* **WHAT YOU HAVE TO DO**: Write the data out again exactly, dropping any images it holds.

[Start RECORDED DATA]

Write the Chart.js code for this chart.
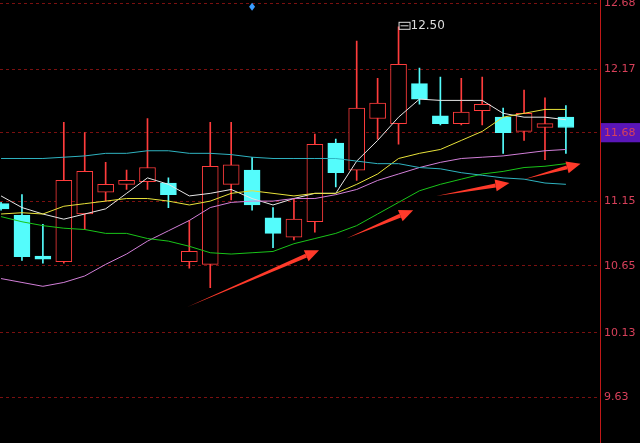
<!DOCTYPE html>
<html><head><meta charset="utf-8">
<script src="https://cdn.jsdelivr.net/npm/chart.js@4/dist/chart.umd.min.js"></script>
<style>html,body{margin:0;padding:0;background:#000;overflow:hidden;}#w{width:640px;height:463px;margin-top:-10px;}</style>
</head><body><div id="w"><canvas id="c"></canvas></div>
<script>
const openP  = [11.13,11.04,10.72,10.68,11.05,11.22,11.28,11.30,11.29,10.68,10.66,11.28,11.39,11.02,10.87,10.99,11.60,11.39,11.79,11.75,12.06,11.81,11.75,11.85,11.80,11.69,11.72,11.80];
const highP  = [11.14,11.20,10.97,11.76,11.68,11.45,11.39,11.79,11.33,11.00,11.76,11.76,11.49,11.10,11.17,11.67,11.63,12.39,12.10,12.50,12.18,12.11,12.10,12.11,11.87,12.01,11.95,11.89];
const lowP   = [11.08,10.69,10.67,10.67,10.93,11.15,11.24,11.24,11.10,10.63,10.48,11.16,11.08,10.79,10.85,10.91,11.26,11.31,11.63,11.59,11.90,11.74,11.74,11.74,11.52,11.62,11.47,11.52];
const closeP = [11.09,10.72,10.70,11.31,11.38,11.28,11.31,11.41,11.20,10.76,11.42,11.43,11.12,10.90,11.01,11.59,11.37,11.87,11.91,12.21,11.94,11.75,11.84,11.90,11.68,11.83,11.75,11.72];
const ma5   = [11.19,11.10,11.05,11.01,11.05,11.09,11.21,11.33,11.28,11.19,11.21,11.24,11.17,11.12,11.17,11.21,11.21,11.46,11.62,11.80,11.94,11.93,11.93,11.93,11.83,11.80,11.80,11.78];
const ma10  = [11.05,11.06,11.05,11.11,11.13,11.15,11.17,11.17,11.15,11.12,11.15,11.21,11.23,11.21,11.19,11.21,11.21,11.28,11.36,11.48,11.52,11.55,11.62,11.69,11.80,11.83,11.86,11.86];
const ma20  = [10.55,10.52,10.49,10.52,10.57,10.66,10.74,10.84,10.92,11.00,11.10,11.14,11.15,11.15,11.17,11.17,11.20,11.24,11.31,11.36,11.41,11.45,11.48,11.49,11.50,11.52,11.54,11.55];
const ma30  = [11.03,10.99,10.96,10.94,10.93,10.90,10.90,10.86,10.84,10.80,10.75,10.74,10.75,10.76,10.82,10.86,10.90,10.96,11.05,11.14,11.23,11.28,11.32,11.36,11.38,11.41,11.42,11.44];
const ma60  = [11.48,11.48,11.48,11.49,11.50,11.52,11.52,11.54,11.54,11.52,11.52,11.51,11.49,11.48,11.48,11.48,11.48,11.46,11.44,11.44,11.41,11.40,11.37,11.35,11.33,11.32,11.29,11.28];
const tickVals = [12.68,12.17,11.68,11.15,10.65,10.13,9.63];
// annotation arrows: [x0,y0,x1,y1] in (index, price)
const arrows = [[8.9,10.33,15.2,10.77],[16.5,10.86,19.7,11.08],[20.8,11.19,24.3,11.29],[25.0,11.32,27.7,11.44]];

const idx = openP.map((_,i)=>i);
const up = i => closeP[i] >= openP[i];
const RED='#ff3c3c', CY='#54fcfc';
const line=(d,c)=>({type:'line',data:d.map((v,i)=>({x:i,y:v})),borderColor:c,borderWidth:1,pointRadius:0,tension:0,order:0});

const arrowPlugin={id:'arr',afterDatasetsDraw(ch){
  const {ctx,scales:{x,y}}=ch; ctx.save();
  ctx.strokeStyle='#ff3a2a'; ctx.fillStyle='#ff3a2a';
  arrows.forEach(a=>{
    const x0=x.getPixelForValue(a[0]),y0=y.getPixelForValue(a[1]),x1=x.getPixelForValue(a[2]),y1=y.getPixelForValue(a[3]);
    const ang=Math.atan2(y1-y0,x1-x0);
    const hx=x1-14*Math.cos(ang),hy=y1-14*Math.sin(ang);
    ctx.beginPath();ctx.moveTo(x0,y0);
    ctx.lineTo(hx-2*Math.sin(ang),hy+2*Math.cos(ang));ctx.lineTo(hx+2*Math.sin(ang),hy-2*Math.cos(ang));ctx.closePath();ctx.fill();
    ctx.beginPath();ctx.moveTo(x1,y1);
    ctx.lineTo(hx-6*Math.sin(ang),hy+6*Math.cos(ang));ctx.lineTo(hx+6*Math.sin(ang),hy-6*Math.cos(ang));ctx.closePath();ctx.fill();
  });
  const mi=highP.indexOf(Math.max(...highP));
  const px=x.getPixelForValue(mi), py=y.getPixelForValue(highP[mi]);
  ctx.strokeStyle='#ddd';ctx.lineWidth=1;ctx.strokeRect(px+0.5,py-4.5,11,7);
  ctx.beginPath();ctx.moveTo(px+2,py-1);ctx.lineTo(px+10,py-1);ctx.stroke();
  ctx.fillStyle='#ddd';ctx.font='12px "DejaVu Sans"';ctx.textBaseline='middle';
  ctx.fillText(highP[mi].toFixed(2),px+12,py-1);
  ctx.fillStyle='#3a9cff';const dx=x.getPixelForValue(12),dy=y.getPixelForValue(12.655);
  ctx.beginPath();ctx.moveTo(dx,dy-4);ctx.lineTo(dx+3,dy);ctx.lineTo(dx,dy+4);ctx.lineTo(dx-3,dy);ctx.closePath();ctx.fill();
  ctx.restore();
}};

new Chart(document.getElementById('c'),{
  data:{datasets:[
    {type:'bar',data:idx.map(i=>({x:i,y:[lowP[i],highP[i]]})),backgroundColor:idx.map(i=>up(i)?RED:CY),barThickness:1,grouped:false,order:3},
    {type:'bar',data:idx.map(i=>({x:i,y:[openP[i],closeP[i]]})),backgroundColor:idx.map(i=>up(i)?'#000':CY),borderColor:idx.map(i=>up(i)?RED:CY),borderWidth:1,borderSkipped:false,barThickness:16,minBarLength:3,grouped:false,order:2},
    line(ma60,'#2fb3c0'),line(ma30,'#19c419'),line(ma20,'#d27fd8'),line(ma10,'#e8e23a'),line(ma5,'#e6e6e6')
  ]},
  options:{responsive:true,maintainAspectRatio:false,animation:false,
    layout:{padding:0},
    plugins:{legend:{display:false},tooltip:{enabled:false}},
    scales:{
      x:{type:'linear',min:-0.05,max:28.63,display:false,offset:false},
      y:{position:'right',min:9.281,max:12.703,
        afterBuildTicks:s=>{s.ticks=tickVals.map(v=>({value:v}));},
        afterFit:s=>{s.width=40;},
        border:{display:true,color:'#c01818',width:1,dash:[3,3]},
        grid:{color:'#7a1010',lineWidth:1,drawTicks:false},
        ticks:{color:'#d8405a',font:{family:'DejaVu Sans',size:11},padding:4,
          callback:v=>v.toFixed(2),
          showLabelBackdrop:c=>c.tick.value===11.68,backdropColor:'#5a16b8',backdropPadding:{top:3,bottom:3,left:3,right:10}}
      }
    }
  },
  plugins:[arrowPlugin,{id:'bg',beforeDraw(ch){const c=ch.ctx;c.save();c.fillStyle='#000';c.fillRect(0,0,ch.width,ch.height);c.restore();}}]
});
</script></body></html>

[End RECORDED DATA]

* **REPLY**:
Write the Chart.js code for this chart.
<!DOCTYPE html>
<html><head><meta charset="utf-8">
<script src="https://cdn.jsdelivr.net/npm/chart.js@4/dist/chart.umd.min.js"></script>
<style>html,body{margin:0;padding:0;background:#000;overflow:hidden;}#w{width:640px;height:463px;margin-top:-10px;}</style>
</head><body><div id="w"><canvas id="c"></canvas></div>
<script>
const openP  = [11.13,11.04,10.72,10.68,11.05,11.22,11.28,11.30,11.29,10.68,10.66,11.28,11.39,11.02,10.87,10.99,11.60,11.39,11.79,11.75,12.06,11.81,11.75,11.85,11.80,11.69,11.72,11.80];
const highP  = [11.14,11.20,10.97,11.76,11.68,11.45,11.39,11.79,11.33,11.00,11.76,11.76,11.49,11.10,11.17,11.67,11.63,12.39,12.10,12.50,12.18,12.11,12.10,12.11,11.87,12.01,11.95,11.89];
const lowP   = [11.08,10.69,10.67,10.67,10.93,11.15,11.24,11.24,11.10,10.63,10.48,11.16,11.08,10.79,10.85,10.91,11.26,11.31,11.63,11.59,11.90,11.74,11.74,11.74,11.52,11.62,11.47,11.52];
const closeP = [11.09,10.72,10.70,11.31,11.38,11.28,11.31,11.41,11.20,10.76,11.42,11.43,11.12,10.90,11.01,11.59,11.37,11.87,11.91,12.21,11.94,11.75,11.84,11.90,11.68,11.83,11.75,11.72];
const ma5   = [11.19,11.10,11.05,11.01,11.05,11.09,11.21,11.33,11.28,11.19,11.21,11.24,11.17,11.12,11.17,11.21,11.21,11.46,11.62,11.80,11.94,11.93,11.93,11.93,11.83,11.80,11.80,11.78];
const ma10  = [11.05,11.06,11.05,11.11,11.13,11.15,11.17,11.17,11.15,11.12,11.15,11.21,11.23,11.21,11.19,11.21,11.21,11.28,11.36,11.48,11.52,11.55,11.62,11.69,11.80,11.83,11.86,11.86];
const ma20  = [10.55,10.52,10.49,10.52,10.57,10.66,10.74,10.84,10.92,11.00,11.10,11.14,11.15,11.15,11.17,11.17,11.20,11.24,11.31,11.36,11.41,11.45,11.48,11.49,11.50,11.52,11.54,11.55];
const ma30  = [11.03,10.99,10.96,10.94,10.93,10.90,10.90,10.86,10.84,10.80,10.75,10.74,10.75,10.76,10.82,10.86,10.90,10.96,11.05,11.14,11.23,11.28,11.32,11.36,11.38,11.41,11.42,11.44];
const ma60  = [11.48,11.48,11.48,11.49,11.50,11.52,11.52,11.54,11.54,11.52,11.52,11.51,11.49,11.48,11.48,11.48,11.48,11.46,11.44,11.44,11.41,11.40,11.37,11.35,11.33,11.32,11.29,11.28];
const tickVals = [12.68,12.17,11.68,11.15,10.65,10.13,9.63];
// annotation arrows: [x0,y0,x1,y1] in (index, price)
const arrows = [[8.9,10.33,15.2,10.77],[16.5,10.86,19.7,11.08],[20.8,11.19,24.3,11.29],[25.0,11.32,27.7,11.44]];

const idx = openP.map((_,i)=>i);
const up = i => closeP[i] >= openP[i];
const RED='#ff3c3c', CY='#54fcfc';
const line=(d,c)=>({type:'line',data:d.map((v,i)=>({x:i,y:v})),borderColor:c,borderWidth:1,pointRadius:0,tension:0,order:0});

const arrowPlugin={id:'arr',afterDatasetsDraw(ch){
  const {ctx,scales:{x,y}}=ch; ctx.save();
  ctx.strokeStyle='#ff3a2a'; ctx.fillStyle='#ff3a2a';
  arrows.forEach(a=>{
    const x0=x.getPixelForValue(a[0]),y0=y.getPixelForValue(a[1]),x1=x.getPixelForValue(a[2]),y1=y.getPixelForValue(a[3]);
    const ang=Math.atan2(y1-y0,x1-x0);
    const hx=x1-14*Math.cos(ang),hy=y1-14*Math.sin(ang);
    ctx.beginPath();ctx.moveTo(x0,y0);
    ctx.lineTo(hx-2*Math.sin(ang),hy+2*Math.cos(ang));ctx.lineTo(hx+2*Math.sin(ang),hy-2*Math.cos(ang));ctx.closePath();ctx.fill();
    ctx.beginPath();ctx.moveTo(x1,y1);
    ctx.lineTo(hx-6*Math.sin(ang),hy+6*Math.cos(ang));ctx.lineTo(hx+6*Math.sin(ang),hy-6*Math.cos(ang));ctx.closePath();ctx.fill();
  });
  const mi=highP.indexOf(Math.max(...highP));
  const px=x.getPixelForValue(mi), py=y.getPixelForValue(highP[mi]);
  ctx.strokeStyle='#ddd';ctx.lineWidth=1;ctx.strokeRect(px+0.5,py-4.5,11,7);
  ctx.beginPath();ctx.moveTo(px+2,py-1);ctx.lineTo(px+10,py-1);ctx.stroke();
  ctx.fillStyle='#ddd';ctx.font='12px "DejaVu Sans"';ctx.textBaseline='middle';
  ctx.fillText(highP[mi].toFixed(2),px+12,py-1);
  ctx.fillStyle='#3a9cff';const dx=x.getPixelForValue(12),dy=y.getPixelForValue(12.655);
  ctx.beginPath();ctx.moveTo(dx,dy-4);ctx.lineTo(dx+3,dy);ctx.lineTo(dx,dy+4);ctx.lineTo(dx-3,dy);ctx.closePath();ctx.fill();
  ctx.restore();
}};

new Chart(document.getElementById('c'),{
  data:{datasets:[
    {type:'bar',data:idx.map(i=>({x:i,y:[lowP[i],highP[i]]})),backgroundColor:idx.map(i=>up(i)?RED:CY),barThickness:1,grouped:false,order:3},
    {type:'bar',data:idx.map(i=>({x:i,y:[openP[i],closeP[i]]})),backgroundColor:idx.map(i=>up(i)?'#000':CY),borderColor:idx.map(i=>up(i)?RED:CY),borderWidth:1,borderSkipped:false,barThickness:16,minBarLength:3,grouped:false,order:2},
    line(ma60,'#2fb3c0'),line(ma30,'#19c419'),line(ma20,'#d27fd8'),line(ma10,'#e8e23a'),line(ma5,'#e6e6e6')
  ]},
  options:{responsive:true,maintainAspectRatio:false,animation:false,
    layout:{padding:0},
    plugins:{legend:{display:false},tooltip:{enabled:false}},
    scales:{
      x:{type:'linear',min:-0.05,max:28.63,display:false,offset:false},
      y:{position:'right',min:9.281,max:12.703,
        afterBuildTicks:s=>{s.ticks=tickVals.map(v=>({value:v}));},
        afterFit:s=>{s.width=40;},
        border:{display:true,color:'#c01818',width:1,dash:[3,3]},
        grid:{color:'#7a1010',lineWidth:1,drawTicks:false},
        ticks:{color:'#d8405a',font:{family:'DejaVu Sans',size:11},padding:4,
          callback:v=>v.toFixed(2),
          showLabelBackdrop:c=>c.tick.value===11.68,backdropColor:'#5a16b8',backdropPadding:{top:3,bottom:3,left:3,right:10}}
      }
    }
  },
  plugins:[arrowPlugin,{id:'bg',beforeDraw(ch){const c=ch.ctx;c.save();c.fillStyle='#000';c.fillRect(0,0,ch.width,ch.height);c.restore();}}]
});
</script></body></html>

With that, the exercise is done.